You will now be on the walls and over ‘Kenourgia Porta’, which is not Venetian and was actually built in the ‘70s, so that’s why it is called kenourgia (‘new’). From there you have a view of Evans Street and the traffic! There you will also see two weird ‘chimneys’ used as the air ducts of the Jesus Gate, which used to be located underneath but today only its exterior side is preserved. 

The trench was not constructed to be filled with water - so don’t imagine crocodiles and other scary sea creatures were crawling here once upon a time

Now continue walking on the pebble path and enjoy a view of the city and snowy (if its winter) Psiloritis mountain to your left. You will soon arrive in a grassy area and if you look down on the left side you will see the open theatres of N.Kazantzakis and M. Hatzidakis a bit further down the path. As you can image, this spot on the walls is quite popular when there is a concert or theatre to people who don’t want to or can’t pay for a ticket! 
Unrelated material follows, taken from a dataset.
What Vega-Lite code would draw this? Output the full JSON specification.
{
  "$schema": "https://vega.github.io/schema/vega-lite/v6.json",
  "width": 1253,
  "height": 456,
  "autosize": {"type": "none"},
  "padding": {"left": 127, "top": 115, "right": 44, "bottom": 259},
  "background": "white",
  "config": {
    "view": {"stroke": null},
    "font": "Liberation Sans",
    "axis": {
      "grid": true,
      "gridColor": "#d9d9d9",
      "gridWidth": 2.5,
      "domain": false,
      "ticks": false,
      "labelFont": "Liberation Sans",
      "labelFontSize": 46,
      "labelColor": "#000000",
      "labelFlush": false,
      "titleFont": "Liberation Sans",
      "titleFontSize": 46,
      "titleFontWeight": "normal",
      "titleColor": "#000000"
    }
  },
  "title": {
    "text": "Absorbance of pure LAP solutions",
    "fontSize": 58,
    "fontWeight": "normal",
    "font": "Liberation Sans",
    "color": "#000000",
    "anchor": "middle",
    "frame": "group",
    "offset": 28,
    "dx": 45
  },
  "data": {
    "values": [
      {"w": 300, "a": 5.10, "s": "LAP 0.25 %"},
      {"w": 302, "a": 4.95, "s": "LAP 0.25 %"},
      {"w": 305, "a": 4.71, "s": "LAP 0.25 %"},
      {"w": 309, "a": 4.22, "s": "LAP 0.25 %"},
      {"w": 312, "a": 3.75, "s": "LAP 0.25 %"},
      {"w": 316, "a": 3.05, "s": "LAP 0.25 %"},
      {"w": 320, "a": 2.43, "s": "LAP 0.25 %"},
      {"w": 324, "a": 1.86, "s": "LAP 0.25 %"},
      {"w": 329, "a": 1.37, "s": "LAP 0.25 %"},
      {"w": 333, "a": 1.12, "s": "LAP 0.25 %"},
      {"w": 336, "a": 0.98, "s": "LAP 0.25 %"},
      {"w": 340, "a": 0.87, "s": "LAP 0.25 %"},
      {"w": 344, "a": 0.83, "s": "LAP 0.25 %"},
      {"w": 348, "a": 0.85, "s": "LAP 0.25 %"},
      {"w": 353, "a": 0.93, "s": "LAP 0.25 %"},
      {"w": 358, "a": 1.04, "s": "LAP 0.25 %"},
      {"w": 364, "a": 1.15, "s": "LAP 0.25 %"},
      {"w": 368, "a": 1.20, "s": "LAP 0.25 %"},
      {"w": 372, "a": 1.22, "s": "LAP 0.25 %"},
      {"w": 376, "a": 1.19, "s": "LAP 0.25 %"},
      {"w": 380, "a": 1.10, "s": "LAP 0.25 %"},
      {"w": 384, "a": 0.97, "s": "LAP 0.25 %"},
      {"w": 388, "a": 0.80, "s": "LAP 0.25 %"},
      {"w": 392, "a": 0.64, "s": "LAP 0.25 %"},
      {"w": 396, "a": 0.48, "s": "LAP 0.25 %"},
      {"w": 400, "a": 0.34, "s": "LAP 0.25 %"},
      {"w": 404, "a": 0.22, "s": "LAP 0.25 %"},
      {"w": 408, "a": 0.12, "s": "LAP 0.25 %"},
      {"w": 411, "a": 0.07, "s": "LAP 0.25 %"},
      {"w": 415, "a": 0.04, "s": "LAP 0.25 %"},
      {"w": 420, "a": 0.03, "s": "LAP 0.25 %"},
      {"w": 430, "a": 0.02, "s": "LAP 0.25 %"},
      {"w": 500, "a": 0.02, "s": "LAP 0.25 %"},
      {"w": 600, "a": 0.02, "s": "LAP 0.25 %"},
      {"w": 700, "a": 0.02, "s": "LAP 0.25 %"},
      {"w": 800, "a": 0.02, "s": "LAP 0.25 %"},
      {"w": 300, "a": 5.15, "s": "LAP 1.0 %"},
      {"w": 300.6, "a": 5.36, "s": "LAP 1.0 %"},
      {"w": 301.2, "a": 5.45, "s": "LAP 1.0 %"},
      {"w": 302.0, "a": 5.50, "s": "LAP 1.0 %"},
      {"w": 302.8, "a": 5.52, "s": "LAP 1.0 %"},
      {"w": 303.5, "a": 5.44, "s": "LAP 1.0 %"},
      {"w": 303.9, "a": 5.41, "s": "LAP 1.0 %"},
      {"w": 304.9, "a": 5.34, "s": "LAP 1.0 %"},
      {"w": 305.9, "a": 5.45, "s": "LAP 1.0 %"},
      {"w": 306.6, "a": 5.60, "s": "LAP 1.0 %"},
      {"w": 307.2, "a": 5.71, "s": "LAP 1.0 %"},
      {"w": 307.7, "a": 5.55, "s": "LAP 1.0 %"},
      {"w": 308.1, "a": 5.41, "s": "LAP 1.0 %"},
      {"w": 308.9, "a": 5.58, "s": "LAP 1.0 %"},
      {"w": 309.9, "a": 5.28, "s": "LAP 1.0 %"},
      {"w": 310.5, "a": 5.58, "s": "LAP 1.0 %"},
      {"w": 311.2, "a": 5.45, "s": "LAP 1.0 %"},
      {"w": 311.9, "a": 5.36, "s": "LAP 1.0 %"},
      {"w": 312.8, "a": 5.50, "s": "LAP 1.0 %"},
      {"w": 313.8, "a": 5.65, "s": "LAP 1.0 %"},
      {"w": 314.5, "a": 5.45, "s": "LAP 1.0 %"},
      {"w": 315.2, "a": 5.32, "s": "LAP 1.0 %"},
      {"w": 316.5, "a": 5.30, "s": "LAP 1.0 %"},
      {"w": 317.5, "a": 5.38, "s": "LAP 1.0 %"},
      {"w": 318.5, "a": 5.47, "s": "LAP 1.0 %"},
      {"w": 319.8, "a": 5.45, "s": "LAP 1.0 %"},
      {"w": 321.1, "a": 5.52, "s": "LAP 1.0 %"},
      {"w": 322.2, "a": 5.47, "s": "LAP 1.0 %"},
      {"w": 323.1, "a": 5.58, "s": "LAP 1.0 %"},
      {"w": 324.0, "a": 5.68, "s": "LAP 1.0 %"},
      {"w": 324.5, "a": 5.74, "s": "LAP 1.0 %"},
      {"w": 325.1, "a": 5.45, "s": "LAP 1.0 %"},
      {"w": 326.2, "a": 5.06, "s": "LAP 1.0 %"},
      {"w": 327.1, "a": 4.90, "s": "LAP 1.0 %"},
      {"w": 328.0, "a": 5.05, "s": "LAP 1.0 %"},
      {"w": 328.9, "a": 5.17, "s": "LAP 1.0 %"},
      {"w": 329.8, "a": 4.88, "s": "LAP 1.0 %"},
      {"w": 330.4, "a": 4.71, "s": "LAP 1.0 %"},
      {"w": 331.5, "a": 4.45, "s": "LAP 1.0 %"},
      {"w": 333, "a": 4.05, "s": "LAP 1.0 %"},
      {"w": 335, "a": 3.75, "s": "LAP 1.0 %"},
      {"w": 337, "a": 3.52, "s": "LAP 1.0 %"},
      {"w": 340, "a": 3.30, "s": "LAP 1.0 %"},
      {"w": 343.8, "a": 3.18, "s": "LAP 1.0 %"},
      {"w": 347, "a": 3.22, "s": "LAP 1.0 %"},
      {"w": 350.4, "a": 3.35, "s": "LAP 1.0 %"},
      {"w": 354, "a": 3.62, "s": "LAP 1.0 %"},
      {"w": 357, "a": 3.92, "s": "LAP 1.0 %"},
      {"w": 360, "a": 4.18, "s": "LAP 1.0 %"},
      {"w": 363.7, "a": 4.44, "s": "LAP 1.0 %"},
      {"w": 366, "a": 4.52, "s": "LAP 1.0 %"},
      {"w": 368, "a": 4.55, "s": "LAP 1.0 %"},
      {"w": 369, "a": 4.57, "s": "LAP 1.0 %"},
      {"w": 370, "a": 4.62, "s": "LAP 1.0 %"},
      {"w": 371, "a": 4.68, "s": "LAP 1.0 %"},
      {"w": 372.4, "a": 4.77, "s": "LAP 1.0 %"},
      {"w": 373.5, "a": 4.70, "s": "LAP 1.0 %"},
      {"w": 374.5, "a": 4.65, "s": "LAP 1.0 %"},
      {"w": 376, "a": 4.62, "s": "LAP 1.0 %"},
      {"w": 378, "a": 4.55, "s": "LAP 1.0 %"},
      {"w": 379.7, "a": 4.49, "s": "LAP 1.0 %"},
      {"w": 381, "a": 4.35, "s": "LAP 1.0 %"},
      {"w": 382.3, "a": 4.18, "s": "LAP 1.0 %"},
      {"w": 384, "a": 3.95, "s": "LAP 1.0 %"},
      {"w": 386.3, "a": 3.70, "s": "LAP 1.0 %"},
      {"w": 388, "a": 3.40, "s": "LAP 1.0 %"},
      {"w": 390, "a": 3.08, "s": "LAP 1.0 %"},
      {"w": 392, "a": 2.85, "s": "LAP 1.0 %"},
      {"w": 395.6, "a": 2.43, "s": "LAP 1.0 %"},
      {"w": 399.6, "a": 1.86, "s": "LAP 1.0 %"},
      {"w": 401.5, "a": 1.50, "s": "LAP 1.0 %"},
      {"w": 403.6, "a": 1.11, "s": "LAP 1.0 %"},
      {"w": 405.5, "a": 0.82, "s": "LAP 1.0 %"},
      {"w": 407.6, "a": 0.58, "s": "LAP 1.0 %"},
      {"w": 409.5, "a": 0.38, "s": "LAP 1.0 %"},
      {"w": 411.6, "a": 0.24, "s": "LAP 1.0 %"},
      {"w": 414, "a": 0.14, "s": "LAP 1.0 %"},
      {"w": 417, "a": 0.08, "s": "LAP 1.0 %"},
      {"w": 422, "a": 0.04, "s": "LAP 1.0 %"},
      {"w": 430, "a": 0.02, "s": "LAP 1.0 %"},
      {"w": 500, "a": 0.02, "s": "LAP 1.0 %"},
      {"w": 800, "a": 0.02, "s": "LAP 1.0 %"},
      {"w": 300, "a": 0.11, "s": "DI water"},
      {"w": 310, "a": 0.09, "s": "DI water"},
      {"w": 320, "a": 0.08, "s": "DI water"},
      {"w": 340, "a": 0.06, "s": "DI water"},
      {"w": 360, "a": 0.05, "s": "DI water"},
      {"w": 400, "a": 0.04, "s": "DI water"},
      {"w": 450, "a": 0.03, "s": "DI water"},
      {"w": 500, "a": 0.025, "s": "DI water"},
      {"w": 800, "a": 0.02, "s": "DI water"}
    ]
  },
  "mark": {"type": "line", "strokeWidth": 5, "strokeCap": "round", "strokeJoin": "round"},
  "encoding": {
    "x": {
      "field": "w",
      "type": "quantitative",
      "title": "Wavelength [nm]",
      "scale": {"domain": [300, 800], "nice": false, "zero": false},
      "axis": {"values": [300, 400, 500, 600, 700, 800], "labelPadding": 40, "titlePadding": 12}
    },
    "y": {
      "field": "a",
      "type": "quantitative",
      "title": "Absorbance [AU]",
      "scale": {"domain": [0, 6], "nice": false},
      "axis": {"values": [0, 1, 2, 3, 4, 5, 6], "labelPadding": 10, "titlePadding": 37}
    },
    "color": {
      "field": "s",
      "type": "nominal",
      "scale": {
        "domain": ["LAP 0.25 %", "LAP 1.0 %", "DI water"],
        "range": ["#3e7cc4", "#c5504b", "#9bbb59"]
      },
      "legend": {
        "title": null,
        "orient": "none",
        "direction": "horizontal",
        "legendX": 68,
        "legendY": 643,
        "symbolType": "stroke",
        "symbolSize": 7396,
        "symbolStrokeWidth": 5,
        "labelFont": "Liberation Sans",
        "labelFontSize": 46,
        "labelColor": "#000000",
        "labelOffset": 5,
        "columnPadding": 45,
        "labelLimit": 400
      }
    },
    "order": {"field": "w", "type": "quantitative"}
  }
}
When you arrive at the stadium of Ergotelis, continue straight up and take the stairs that lead to the Martinengo Bastion and the Kazantzakis tomb. Take a break on one of the benches around the tomb and enjoy the view of the Yuchtas mountain from one side and the city from the other.  Don’t stay there too long though, because you still have some gates to visit and they close at 14.00. 

Going down to the bastion, continue your route to the left and then take the stairs that lead to the main road and a small park with two Turkish buildings. Turn right and a few steps away you will meet the recently renovated Makasi Arcade.  It now houses a monument to the victims of WWII and features historical photos from the Battle of Crete. After your visit in the Arcade continue walking towards the sea, either on the walls or down the street. After crossing the Gate of ‘Kommeno Benteni’ you will meet another ‘exit’ to and from the Venetian walls that leads to the open cinema of the Gate of Bethlehem. The Cinema Club of Heraklion organizes movie nights here with classic films of world cinema. A bit further down you will arrive at the last stop of the route, the Gate of Bethlehem, which now houses an exhibition dedicated to the great Cretan painter El Greco (aka Domenikos Theotokopoulos) with replications of his work and costumes used in the shootings of a recent film depicting his life and work. 

The ‘historical’ route ends just about here. However, we suggest you continue your route on the walls until you reach the edge of the walls and enjoy a view of the sea or you can explore the old districts of Lakkos (the narrow lanes across the Gate of Bethlehem and the open cinema) and Agia Triada (across the last exit of the walls before you reach the sea).